* [Goal]:
Reproduce each line bearing the word "that".

◆ ◆ ◆ ◆

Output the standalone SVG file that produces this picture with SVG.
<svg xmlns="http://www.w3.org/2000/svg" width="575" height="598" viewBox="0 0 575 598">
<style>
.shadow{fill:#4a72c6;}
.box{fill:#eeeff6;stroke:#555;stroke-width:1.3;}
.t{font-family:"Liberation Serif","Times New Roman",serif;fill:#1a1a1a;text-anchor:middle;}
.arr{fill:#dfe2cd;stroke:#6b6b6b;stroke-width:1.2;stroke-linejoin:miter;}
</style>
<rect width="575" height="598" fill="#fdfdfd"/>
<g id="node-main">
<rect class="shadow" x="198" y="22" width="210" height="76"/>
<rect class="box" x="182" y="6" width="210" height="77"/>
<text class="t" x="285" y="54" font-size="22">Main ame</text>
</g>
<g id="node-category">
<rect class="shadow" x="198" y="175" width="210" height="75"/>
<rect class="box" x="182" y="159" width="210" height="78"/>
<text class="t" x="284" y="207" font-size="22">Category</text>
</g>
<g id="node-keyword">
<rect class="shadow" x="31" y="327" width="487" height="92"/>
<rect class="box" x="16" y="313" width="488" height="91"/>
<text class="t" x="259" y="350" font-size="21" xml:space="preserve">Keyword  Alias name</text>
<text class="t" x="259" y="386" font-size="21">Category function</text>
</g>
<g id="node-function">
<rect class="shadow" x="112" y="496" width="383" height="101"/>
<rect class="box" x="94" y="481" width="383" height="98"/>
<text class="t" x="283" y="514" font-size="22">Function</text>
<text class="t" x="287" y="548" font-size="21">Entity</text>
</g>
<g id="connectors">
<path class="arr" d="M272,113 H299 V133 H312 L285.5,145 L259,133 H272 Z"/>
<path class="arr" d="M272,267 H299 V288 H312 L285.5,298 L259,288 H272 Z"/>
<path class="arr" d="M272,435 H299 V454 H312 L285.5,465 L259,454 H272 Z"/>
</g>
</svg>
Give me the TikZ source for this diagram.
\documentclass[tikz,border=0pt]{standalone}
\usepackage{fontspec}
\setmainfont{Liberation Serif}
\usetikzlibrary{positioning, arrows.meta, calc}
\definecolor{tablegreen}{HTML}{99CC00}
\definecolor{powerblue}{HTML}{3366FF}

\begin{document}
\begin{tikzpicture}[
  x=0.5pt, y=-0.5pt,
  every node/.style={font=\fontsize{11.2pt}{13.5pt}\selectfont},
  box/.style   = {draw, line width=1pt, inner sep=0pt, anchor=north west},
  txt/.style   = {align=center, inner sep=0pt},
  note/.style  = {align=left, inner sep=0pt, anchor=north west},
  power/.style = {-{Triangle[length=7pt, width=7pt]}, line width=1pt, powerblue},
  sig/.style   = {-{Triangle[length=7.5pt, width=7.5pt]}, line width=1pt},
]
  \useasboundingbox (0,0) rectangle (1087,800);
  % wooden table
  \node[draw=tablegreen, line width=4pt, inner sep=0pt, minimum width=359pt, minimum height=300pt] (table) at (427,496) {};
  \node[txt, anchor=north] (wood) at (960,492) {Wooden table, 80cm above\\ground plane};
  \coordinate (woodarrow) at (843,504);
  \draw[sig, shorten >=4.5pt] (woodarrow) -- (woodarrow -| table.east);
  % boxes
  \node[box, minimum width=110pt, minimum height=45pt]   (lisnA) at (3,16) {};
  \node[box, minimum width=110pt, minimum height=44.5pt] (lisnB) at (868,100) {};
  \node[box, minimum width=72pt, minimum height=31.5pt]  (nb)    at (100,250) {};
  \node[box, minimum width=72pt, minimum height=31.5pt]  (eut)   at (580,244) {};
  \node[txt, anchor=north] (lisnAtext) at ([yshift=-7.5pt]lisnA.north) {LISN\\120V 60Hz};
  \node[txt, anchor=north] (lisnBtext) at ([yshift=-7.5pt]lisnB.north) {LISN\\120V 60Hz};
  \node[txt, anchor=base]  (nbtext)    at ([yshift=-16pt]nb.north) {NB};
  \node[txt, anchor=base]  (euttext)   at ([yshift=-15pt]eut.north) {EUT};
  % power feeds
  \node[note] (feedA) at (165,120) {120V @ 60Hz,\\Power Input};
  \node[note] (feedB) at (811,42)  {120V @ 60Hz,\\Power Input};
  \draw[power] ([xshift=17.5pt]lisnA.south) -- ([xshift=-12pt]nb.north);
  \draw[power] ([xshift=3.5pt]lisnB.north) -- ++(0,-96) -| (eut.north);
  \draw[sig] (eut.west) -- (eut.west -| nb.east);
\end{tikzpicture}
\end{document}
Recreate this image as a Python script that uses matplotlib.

◆ ◆ ◆ ◆

* [Output for this task]:
Output the standalone SVG file that produces this picture with SVG.
Recreate this image as a Python script that uses matplotlib.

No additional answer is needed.